We should find the cause of this difference and eliminate it.
[4 May 2006 20:36] David Bagnara
I have similar problems when using a field alias. I have two identical tables in different versions of mysql one being 4.1.12-nt and the other 5.0.20a-standard.

The summary of the problem is if I execute an identical query on both platforms I get differing results. The results for 5.0.20a-standard are wrong. I think the problem stems from using an alias for a field then using that in the group by clause.

i.e.  SELECT 'sometext' as A ..... GROUP BY A.......
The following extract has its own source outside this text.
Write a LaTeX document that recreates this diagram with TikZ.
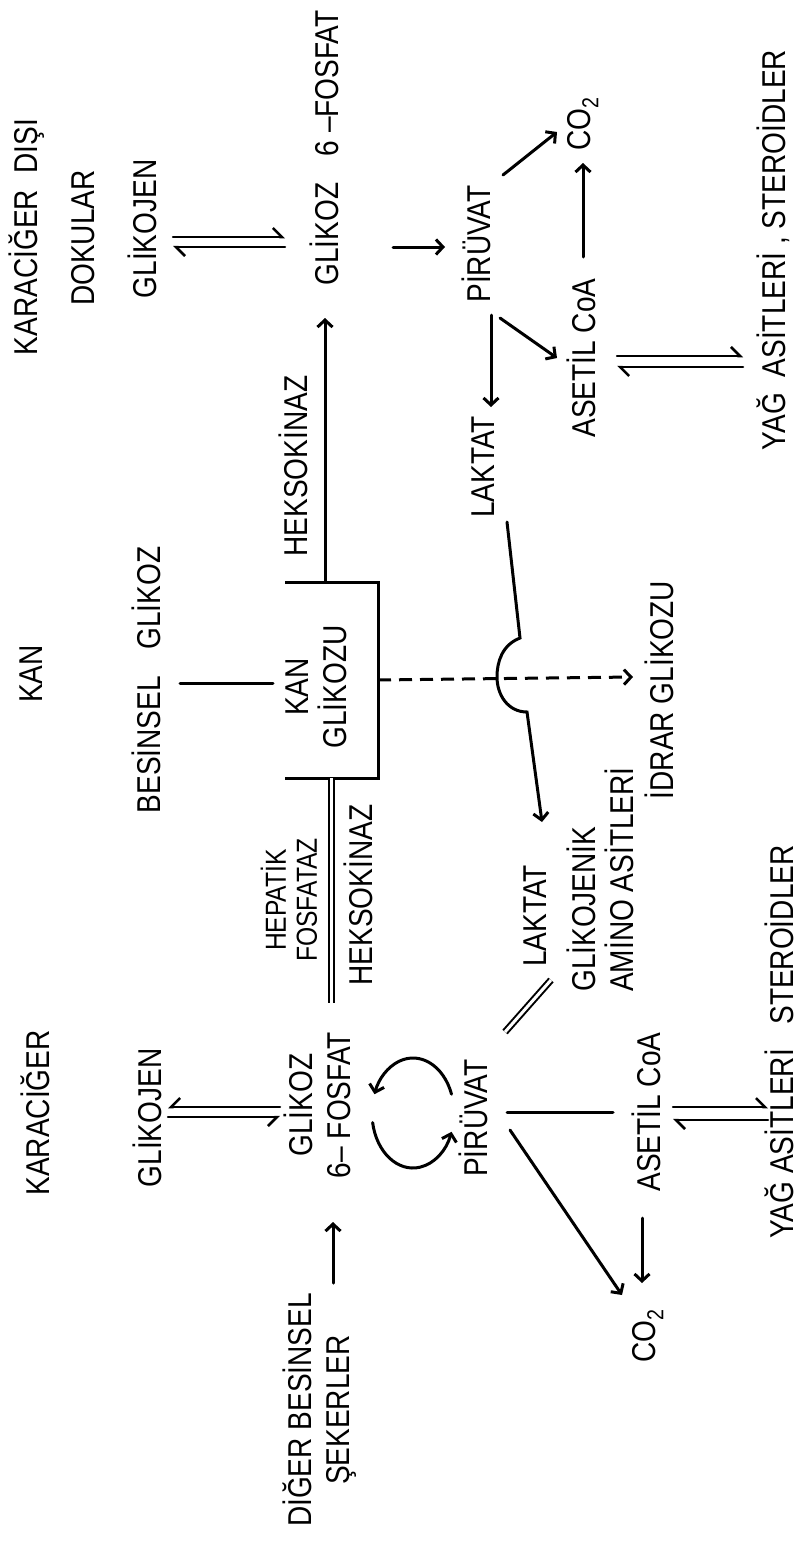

I experienced the problem in another context with a field aliased. I fixed the problem by using the real field name, not the aliased field name in the group by clause.
e.g. Select `a really bad column name` AS A ..... GROUP BY A  ......
didn't work while
e.g. Select `a really bad column name` AS A ..... GROUP BY `a really bad column name`
worked as I expected.

 
Following is a real example of the wrong and correct operation.

============================
Wrong results from version 5
============================

Welcome to the MySQL monitor.  Commands end with ; or \g.
Your MySQL connection id is 353 to server version: 5.0.20a-standard

Type 'help;' or '\h' for help. Type '\c' to clear the buffer.

mysql> use data ;
Reading table information for completion of table and column names
You can turn off this feature to get a quicker startup with -A

Database changed
mysql> SELECT 'All Stores' AS DealerCode, Period, Status, count(ID) AS Total
FROM tbldcr t group by DealerCode, Period, Status order by DealerCode, Period desc
limit 10 ;
+------------+--------+--------+-------+
| DealerCode | Period | Status | Total |
+------------+--------+--------+-------+
| All Stores | 200603 | Cancel | 3     |
| All Stores | 200603 | Active | 9     |
| All Stores | 200603 | Active | 284   |
| All Stores | 200603 | Suspen | 21    |
| All Stores | 200603 | Active | 42    |
| All Stores | 200603 | Suspen | 22    |
| All Stores | 200603 | Active | 140   |
| All Stores | 200603 | Suspen | 2     |
| All Stores | 200603 | Cancel | 41    |
| All Stores | 200603 | Cancel | 10    |
+------------+--------+--------+-------+
10 rows in set, 1 warning (0.69 sec)

==============================
Correct results from version 4
==============================

Welcome to the MySQL monitor.  Commands end with ; or \g.
Your MySQL connection id is 820 to server version: 4.1.12-nt

mysql> use data ;
Database changed
mysql> SELECT 'All Stores' AS DealerCode, Period, Status, count(ID) AS Total
FROM tbldcr t group by DealerCode, Period, Status order by DealerCode, Period desc
limit 10 ;
+------------+--------+--------+-------+
| DealerCode | Period | Status | Total |
+------------+--------+--------+-------+
| All Stores | 200603 | Active |  2028 |
| All Stores | 200603 | Cancel |   558 |
| All Stores | 200603 | Pendin |     1 |
| All Stores | 200603 | Suspen |   149 |
| All Stores | 200602 | Active |  1742 |
| All Stores | 200602 | Cancel |   554 |
| All Stores | 200602 | Pendin |     1 |
| All Stores | 200602 | Suspen |   208 |
| All Stores | 200601 | Active |  2285 |
| All Stores | 200601 | Cancel |   665 |
+------------+--------+--------+-------+
10 rows in set (0.58 sec)
[1 Jun 2006 12:06] Georgi Kodinov
Thank you for taking the time to write to us, but this is not
a bug. Please double-check the documentation available at
http://www.mysql.com/documentation/ and the instructions on
how to report a bug at http://bugs.mysql.com/how-to-report.php

Additional info:

According to section 9.3 of the Reference Manual : 
"Note: In a SELECT statement, each expression is evaluated only when sent to the client. This means that in a HAVING, GROUP BY, or ORDER BY clause, you cannot refer to an expression that involves variables that are set in the SELECT list."